Apple's long-rumored, oft-delayed virtual and augmented reality headset is finally set for public debut at this June's World Wide Developers Conference. But a new report from Bloomberg says the company is still struggling to figure out what makes the device a must-have. In the meantime, they're hoping shoppers will decide it's the little things that count and over big money for the device.

iHope You Like It

Like desktops in the late 90s, MP3 players in the early aughts, smartphones in the late aughts, tablets in the early twenty-teens, and smartwatches in the late twenty-teens, the kings of Cupertino aim to sprinkle a little of that Apple magic yet again onto a hardware space still mostly populated by WIRED subscribers, Best Buy employees, and habitual early adopters with discretionary spending capabilities. Indeed, of any product class, VR headsets are perhaps the most primed for a sleek disruptor. Despite spending billions, Meta-née-Facebook has struggled to consistently move their headsets into homes. Meanwhile, the launch of Sony's Playstation VR2, released in February, has been something close to an outright disaster.

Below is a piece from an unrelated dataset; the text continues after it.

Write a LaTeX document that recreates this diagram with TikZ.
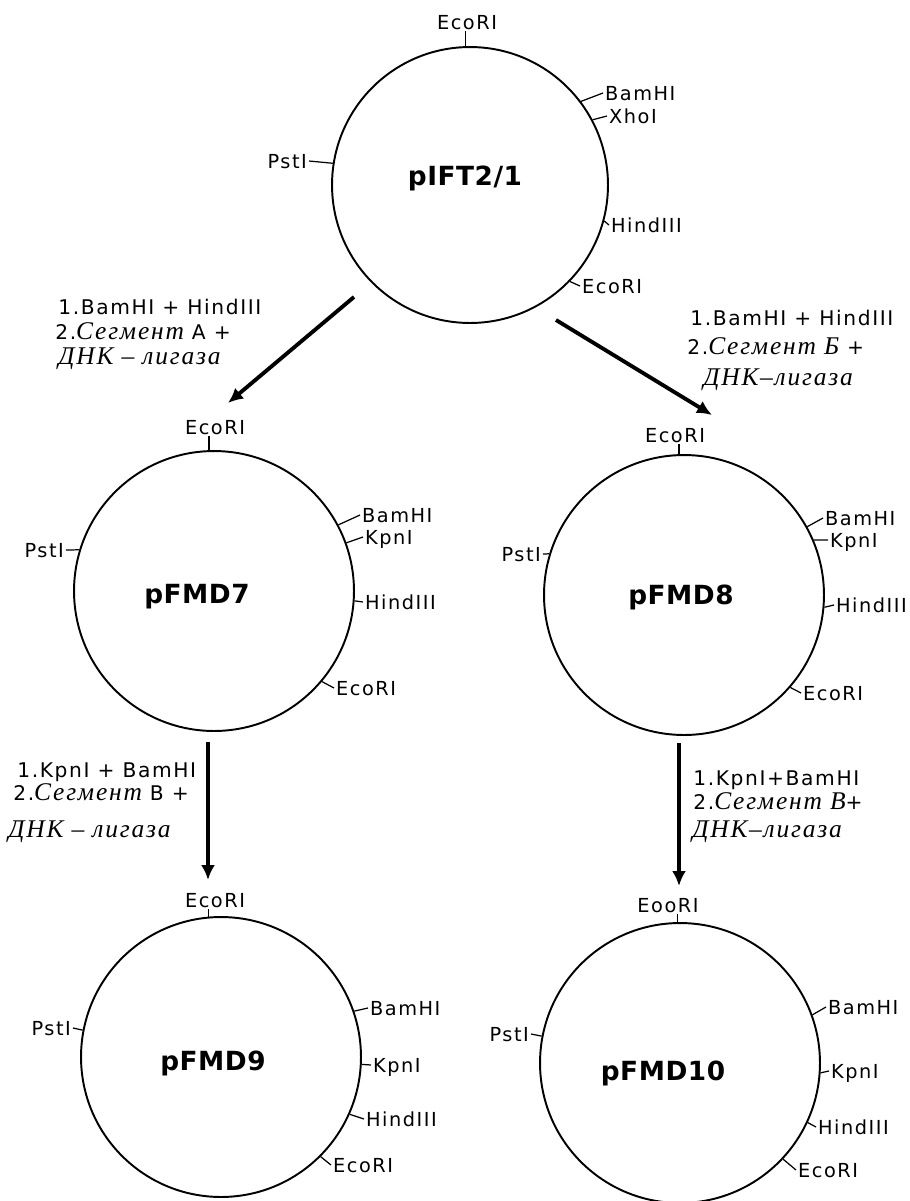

Apple has an even bigger sell to make for its new device. Literally. The headset, internally dubbed the Reality Pro or Reality One, is rumored to retail for a whopping $3,000 (Meta recently slashed the price of its top-of-the-line Meta Quest Pro from $1,499 to $999). Instead of waiting for a killer app or tying their fates to a watered-down version of The Sims, Apple is hoping a more-is-more approach can propel its latest hardware venture into the mainstream. According to Bloomberg, marquee features for the Reality Pro/One include:

  • VR/AR versions of existing first-party Apple apps like Message, FaceTime, Mail, Books, Maps, Weather, Music, Notes, Camera, Photos, and all the other ones you have shoved in a folder on the third page of your iPhone home screen; revamped Wellness and Fitness+ experiences; plus the ability to run hundreds of thousands of already existing third-party iPad apps.
  • That's in addition to virtual meeting rooms with realistic avatars (that hopefully have legs), the ability to use the headset as an extra Mac monitor, plus a new vertical for watching sports in virtual reality, among a litany of other features.

The wide-net strategy is not new for the company. As Bloomberg notes, it's quite similar to what the company employed when initially pitching its Apple Watch, a device that started life with an equally nebulous case for essentiality.

Pocket Change: Everyone knows VR headsets are often clunky and uncomfortable. But the Reality Pro/One may avoid the fatal design flaw thanks to some classic Apple ingenuity. To reduce the load borne by users' crania, Bloomberg reports that Apple is offloading the battery into a small pack that will be carried in a user's pocket. Steve Jobs would actually be proud of this one.